Biden’s team has been doing a delicate dance with the left as he tries to unite the party without alienating moderate voters. He has moved left on several policy issues but also pushed back on proposals such as defunding police. Biden’s vice presidential selection, expected next week, is another test of how much clout some of these groups have.


The left in many ways is replicating its efforts from 2016. Many of the letter’s signees sent a similar missive to Hillary Clinton's transition team. The Sanders-blessed organization Our Revolution was created with the expectation that it would focus on trying to influence a Clinton administration.

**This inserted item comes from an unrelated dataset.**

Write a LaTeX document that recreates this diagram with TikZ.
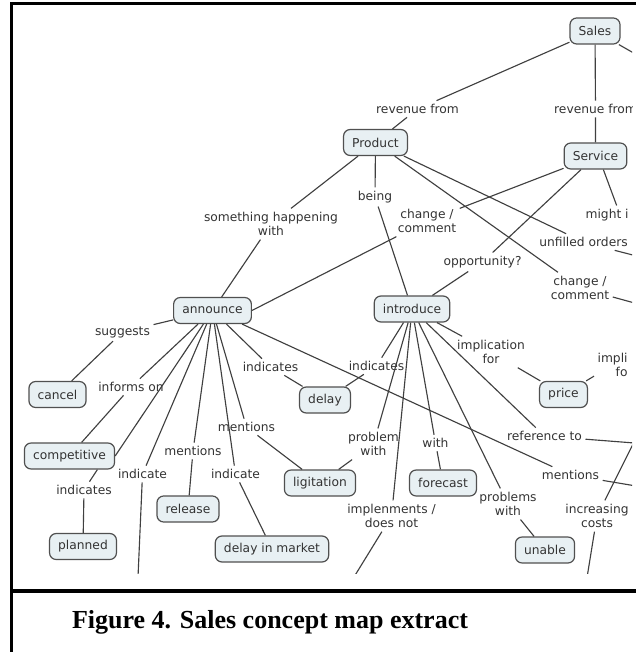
\documentclass[tikz,border=0pt]{standalone}
\usepackage{fontspec}
\usepackage{xcolor}
\usepackage{tikz}
\usetikzlibrary{calc}
\newfontfamily\mapfont{DejaVu Sans}
\newfontfamily\capfont{Liberation Serif}
\definecolor{conceptfill}{HTML}{E8F0F3}
\definecolor{conceptline}{HTML}{505050}
\colorlet{linkline}{black!75}
\colorlet{maptext}{black!80}

\begin{document}
\begin{tikzpicture}[x=0.75pt,y=-0.75pt,
  concept/.style={draw=conceptline,fill=conceptfill,line width=0.9pt,rounded corners=5pt,
    inner xsep=6.5pt,minimum height=19.5pt,text=maptext,font=\mapfont\fontsize{9.2}{11}\selectfont},
  link/.style={inner sep=2.5pt,align=center,text=maptext,font=\mapfont\fontsize{9.2}{11}\selectfont},
  conn/.style={draw=linkline,line width=0.85pt}]
\useasboundingbox (0,0) rectangle (635,652);
% map extract, cut off at the right and at the bottom
\begin{scope}
\clip (12,5) rectangle (632,573);
% concepts
\node[concept] (sales) at (595,31) {Sales};
\node[concept] (prod) at (375.5,142.5) {Product};
\node[concept] (svc) at (595.5,156) {Service};
\node[concept] (ann) at (212.5,310.5) {announce};
\node[concept] (intro) at (412,309) {introduce};
\node[concept] (cancel) at (57.5,394.5) {cancel};
\node[concept] (comp) at (69.5,456) {competitive};
\node[concept] (planned) at (83,546.5) {planned};
\node[concept] (release) at (188,509) {release};
\node[concept] (dim) at (272,549) {delay in market};
\node[concept] (delay) at (325,400) {delay};
\node[concept] (lig) at (320,483) {ligitation};
\node[concept] (fcast) at (443,483) {forecast};
\node[concept] (price) at (563.5,394.5) {price};
\node[concept] (unable) at (545,550) {unable};
% linking phrases
\node[link] (revP) at (417.5,109) {revenue from};
\node[link] (revS) at (595.5,109) {revenue from};
\node[link] (some) at (271,224) {something happening\\with};
\node[link] (being) at (375,197) {being};
\node[link] (chgA) at (427,221) {change /\\comment};
\node[link] (opp) at (482.5,262) {opportunity?};
\node[link,anchor=west] (might) at (582,215) {might i};
\node[link] (unf) at (583.5,242) {unfilled orders};
\node[link] (chgB) at (580,288) {change /\\comment};
\node[link] (impA) at (491,352) {implication\\for};
\node[link,align=right,anchor=west] (impB) at (594,365) {impli\\fo};
\node[link] (indI) at (376.5,366) {indicates};
\node[link] (refto) at (544.5,436) {reference to};
\node[link] (menR) at (570.5,475) {mentions};
\node[link] (incr) at (597,516) {increasing\\costs};
\node[link] (probs) at (508,504) {problems\\with};
\node[link] (impl) at (391.5,516) {implenments /\\does not};
\node[link] (withF) at (435.5,443) {with};
\node[link] (probW) at (373.5,444) {problem\\with};
\node[link] (sugg) at (122.5,332) {suggests};
\node[link] (indA) at (270.5,367) {indicates};
\node[link] (informs) at (131,387) {informs on};
\node[link] (menL) at (246.5,427) {mentions};
\node[link] (menM) at (193,451) {mentions};
\node[link] (indL) at (142.5,474) {indicate};
\node[link] (indM) at (235.5,474) {indicate};
\node[link] (indC) at (84,490) {indicates};
% loose ends running out of the extract
\coordinate (salesR) at (660,68);
\coordinate (unfR) at (660,262);
\coordinate (chgR) at (660,310);
\coordinate (refR) at (660,445);
\coordinate (menRR) at (660,490);
\coordinate (incTop) at (645,420);
\coordinate (incBot) at (585,590);
\coordinate (implBot) at (346,590);
\coordinate (indBot) at (137,600);
% Sales, Product, Service
\draw[conn] (sales) -- (revP) (revP) -- (prod);
\draw[conn] (sales) -- (revS) (revS) -- (svc);
\draw[conn] (sales) -- (salesR);
\draw[conn] (prod) -- (some) (some) -- (ann);
\draw[conn] (prod) -- (being) (being) -- (intro);
\draw[conn] (prod) -- (unf) (unf.-15) -- (unfR);
\draw[conn] (prod) -- (chgB) (chgB) -- (chgR);
\draw[conn] (svc) -- (chgA) (chgA) -- (ann.east);
\draw[conn] (svc) -- (opp) (opp) -- (intro);
\draw[conn] (svc.-60) -- (might.45);
% announce
\draw[conn] (ann) -- (sugg) (sugg) -- (cancel);
\draw[conn] (ann) -- (informs) (informs) -- (comp);
\draw[conn] (ann) -- (comp.east);
\draw[conn] (comp.-26) -- (indC) (indC) -- (planned);
\draw[conn] (ann) -- (indL) (indL) -- (indBot);
\draw[conn] (ann) -- (menM) (menM) -- (release);
\draw[conn] (ann) -- (indM) (indM) -- (dim);
\draw[conn] (ann) -- (menL) (menL) -- (lig);
\draw[conn] (ann) -- (indA) (indA) -- (delay);
\draw[conn] (ann) -- (menR) (menR) -- (menRR);
% introduce
\draw[conn] (intro) -- (indI) (indI) -- (delay);
\draw[conn] (intro) -- (probW) (probW) -- (lig);
\draw[conn] (intro) -- (impl) (impl) -- (implBot);
\draw[conn] (intro) -- (withF) (withF) -- (fcast);
\draw[conn] (intro) -- (probs) (probs) -- (unable);
\draw[conn] (intro) -- (refto) (refto) -- (refR);
\draw[conn] (intro) -- (impA) (impA) -- (price);
\draw[conn] (price) -- (impB);
\draw[conn] (incTop) -- (incr) (incr) -- (incBot);
\end{scope}
% frame and caption
\draw[line width=2.3pt] (640,3.3) -- (11.3,3.3) -- (11.3,660);
\draw[line width=2.3pt] (11.3,591) -- (640,591);
\node[font=\capfont\bfseries\fontsize{19.5}{22}\selectfont] (cap) at (270,622.5) {Figure 4. Sales concept map extract};
\end{tikzpicture}
\end{document}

Warren was aggressive in lobbying the Clinton transition on personnel, particularly on issues involving ethics and ties to private industry. Warren, who is under consideration to be vice president, did not respond for comment when asked whether she supports the current letter. A top Warren adviser, Julie Siegel, is serving on Biden's transition team.

Progressives started to focus on transition personnel after 2008, when they felt Barack Obama hired too many people with close ties to industry and Wall Street.

“Too often, the teams crafting incoming administrations have been stacked with figures who work for corporate interests, undermining the frameworks that make way for collective prosperity,” the signees wrote. “Unsurprisingly, the resultant administrations overwhelmingly reflect this inherent conflict of interest.”

Some on the left were heartened when Biden appointed former Delaware senator and longtime Biden adviser Ted Kaufman to head the transition effort given his tough-on-Wall Street approach during the Great Recession. Last month, Kaufman released a statement that the transition’s core values included a “diversity of ideology and background,” “transparency” and “the highest ethical standards to serve the American people and not special interests.”

The signees also sent the letter to the Trump campaign. Spokesperson Courtney Parella did not did not address its demands but argued that “Biden has been the king of corruption for years with his family cashing in on his positions in public office,” pointing to his son Hunter and brother James. “If Joe Biden were in the White House, it would be more of the same corruption we have seen for decades.”

The letter’s signees, however, argued that Trump had exacerbated Washington corruption despite promises to "drain the swamp."

“Throughout the last four years, the public has been subjected to a never ending parade of conflicted appointees who have enthusiastically set about rolling back the regulations that once restrained their former (and likely future) employers' most destructive impulses,” they wrote. “While corporate interests benefit from this regime, the American public suffers.”